I'm trying to calculate the point marked in red (to create a line between the circle and the corner of the box)

It's a similar problem to this A JavaScript function that returns the x,y points of intersection between two circles?

However this is for 2 circles.

I know the position of both, circle radius etc, how do I calculate the nearest point to that corner on the circle?

const shapeTop =  this.shape.getAttribute('position').clone()
//I want to apply the position here


const geo = this.button.children[0].getAttribute('geometry')

if(!geo)
  return

const halfWidth = geo.width * 0.5
const halfHeight = geo.height * 0.5

const buttonEdge = {
  x: buttonPos.x + (buttonPos.x > 0 ? - halfWidth :  halfWidth),
  y: buttonPos.y + (buttonPos.y > 0 ? - halfHeight :  halfHeight),
  z: buttonPos.z,
}

Answer 1

In three.js, you can calculate the desired point like so:

var vector = new THREE.Vector3(); // or Vector2

vector.copy( corner ).sub( center ).setLength( radius ).add( center );

three.js r.93

Answer 2

The core question is, how to find a point on the circle which has the shortest distance to a given rectangle.

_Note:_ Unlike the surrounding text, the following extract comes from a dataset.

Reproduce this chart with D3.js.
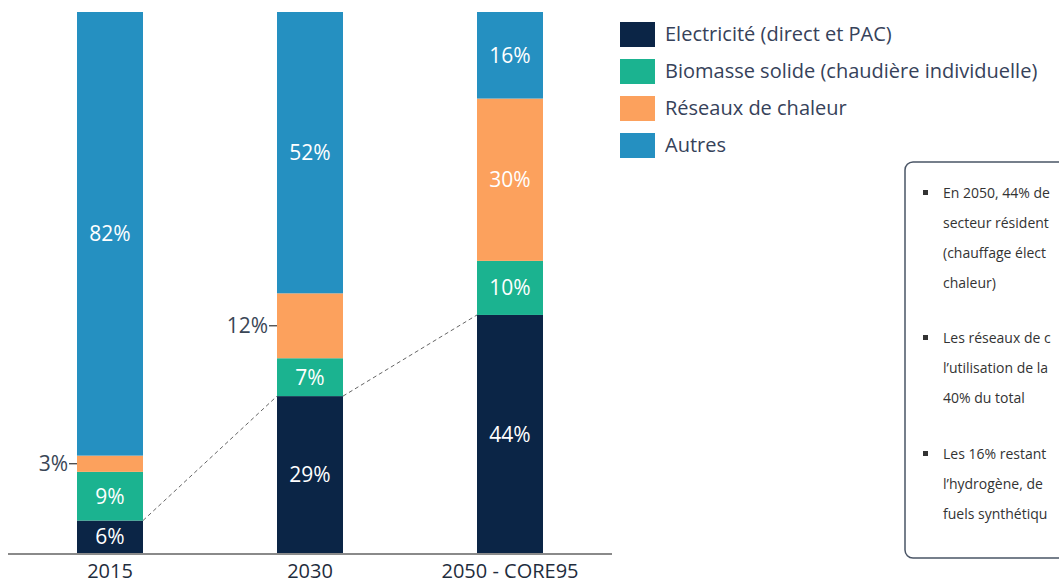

After my thought, we can split the whole 2D-plane into two areas, one is where the rectangle can be moved to by translating with the direction of its' borders, the other is where the rectangle can't be moved in that way. The first area paints like a crossing road (the colored area), and the second area is the rest of the 2D-plane (the white area).

If the center of this circle is inside the first area, then the requested point is the intersecting point of ((the circle) and (the perpendicular line from (the center of circle) to (the nearest border of the rectangle))). Else if the center is inside the second area, then the requested point is the nearest corner of the rectangle.

Update: Another thought is to consider just these 6 points: 4 is the intersection of ((the circle) and (the line between circle center and the 4 corner of rectangle)), another 2 is the intersection of ((the circle) and (the perpendicular line from (the center of circle) to (the borders of rectangle))).

Answer 3

As @WestLangley's answer correctly points out, it is easy to find the nearest point of the circle, once the nearest point on the rectangle is known.

However, there are two different types of "nearest point" possibile on the rectangle: a corner or a side. The figure below illustrates both possibilities:

To determine which case you have, project the center of the circle onto each of the four lines (for example, as in this Q&A). If you do a normalized projection, a value <0 or >1 indicates that your nearest point for that segment is a corner. You are then left with the four corners and any projections that resulted in a value between 0 and 1 as candidates.

Once you have found which candidate is nearest the center of the circle, apply the accepted answer.